**Work to do:**
Transcribe every line from the top down to the line with "plt.rcParams['font.family'] = ['Liberation", both ends included, but not the pictures.

**Data block:**
%%

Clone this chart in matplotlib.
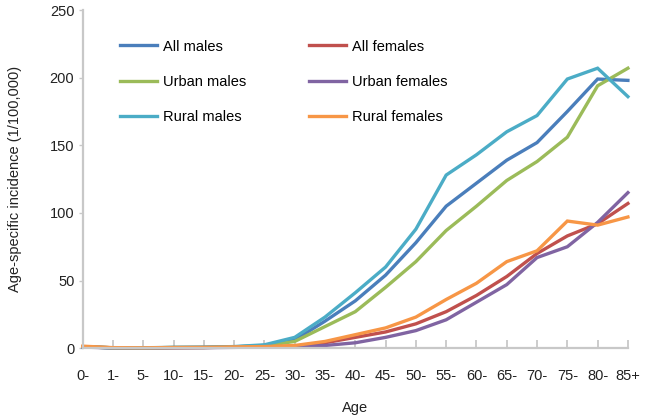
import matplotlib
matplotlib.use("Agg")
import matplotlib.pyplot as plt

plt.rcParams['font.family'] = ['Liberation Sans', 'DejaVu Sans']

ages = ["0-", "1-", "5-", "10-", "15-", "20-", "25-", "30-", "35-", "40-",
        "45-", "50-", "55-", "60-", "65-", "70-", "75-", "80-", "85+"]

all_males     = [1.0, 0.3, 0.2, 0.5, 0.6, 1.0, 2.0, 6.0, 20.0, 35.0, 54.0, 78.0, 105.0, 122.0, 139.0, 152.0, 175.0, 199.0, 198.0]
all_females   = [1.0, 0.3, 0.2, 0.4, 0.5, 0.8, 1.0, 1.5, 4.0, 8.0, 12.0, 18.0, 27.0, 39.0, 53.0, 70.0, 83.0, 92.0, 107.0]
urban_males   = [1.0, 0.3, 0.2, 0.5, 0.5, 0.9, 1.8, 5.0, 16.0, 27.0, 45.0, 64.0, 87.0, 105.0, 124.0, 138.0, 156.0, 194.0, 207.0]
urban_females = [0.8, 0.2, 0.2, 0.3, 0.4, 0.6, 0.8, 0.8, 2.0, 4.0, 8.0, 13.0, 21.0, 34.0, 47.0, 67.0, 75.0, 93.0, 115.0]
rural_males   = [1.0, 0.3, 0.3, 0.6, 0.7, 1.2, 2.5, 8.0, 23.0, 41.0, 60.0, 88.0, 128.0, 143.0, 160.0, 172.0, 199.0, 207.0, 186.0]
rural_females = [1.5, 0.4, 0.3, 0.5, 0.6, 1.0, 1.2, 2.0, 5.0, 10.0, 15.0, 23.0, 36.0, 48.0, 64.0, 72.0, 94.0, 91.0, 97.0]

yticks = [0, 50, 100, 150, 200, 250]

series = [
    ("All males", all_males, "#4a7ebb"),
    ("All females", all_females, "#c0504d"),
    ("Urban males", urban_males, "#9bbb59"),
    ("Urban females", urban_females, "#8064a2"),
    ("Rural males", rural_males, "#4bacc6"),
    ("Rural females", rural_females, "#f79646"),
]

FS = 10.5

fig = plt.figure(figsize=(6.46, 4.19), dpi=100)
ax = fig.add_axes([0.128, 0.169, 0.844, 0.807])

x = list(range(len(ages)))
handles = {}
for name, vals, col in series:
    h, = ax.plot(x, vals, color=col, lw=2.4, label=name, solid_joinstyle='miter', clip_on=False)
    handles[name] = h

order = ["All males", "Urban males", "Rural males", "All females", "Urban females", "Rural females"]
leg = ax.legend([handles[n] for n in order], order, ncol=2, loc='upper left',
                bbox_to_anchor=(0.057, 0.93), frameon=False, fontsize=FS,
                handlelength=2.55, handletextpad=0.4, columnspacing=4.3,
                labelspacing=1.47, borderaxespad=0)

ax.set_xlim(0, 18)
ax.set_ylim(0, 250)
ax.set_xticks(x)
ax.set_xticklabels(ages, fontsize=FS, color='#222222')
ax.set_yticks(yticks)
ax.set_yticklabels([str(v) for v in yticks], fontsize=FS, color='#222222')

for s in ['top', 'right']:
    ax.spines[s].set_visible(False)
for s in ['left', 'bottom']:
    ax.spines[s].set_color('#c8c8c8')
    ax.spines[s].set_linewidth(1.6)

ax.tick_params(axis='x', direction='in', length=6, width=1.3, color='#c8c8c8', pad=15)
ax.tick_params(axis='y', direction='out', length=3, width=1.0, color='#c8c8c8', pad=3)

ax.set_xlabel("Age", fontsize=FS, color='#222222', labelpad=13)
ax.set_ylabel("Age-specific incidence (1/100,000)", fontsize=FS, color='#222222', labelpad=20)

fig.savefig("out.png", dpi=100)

%%

**Response below:**
Clone this chart in matplotlib.
import matplotlib
matplotlib.use("Agg")
import matplotlib.pyplot as plt

plt.rcParams['font.family'] = ['Liberation Sans', 'DejaVu Sans']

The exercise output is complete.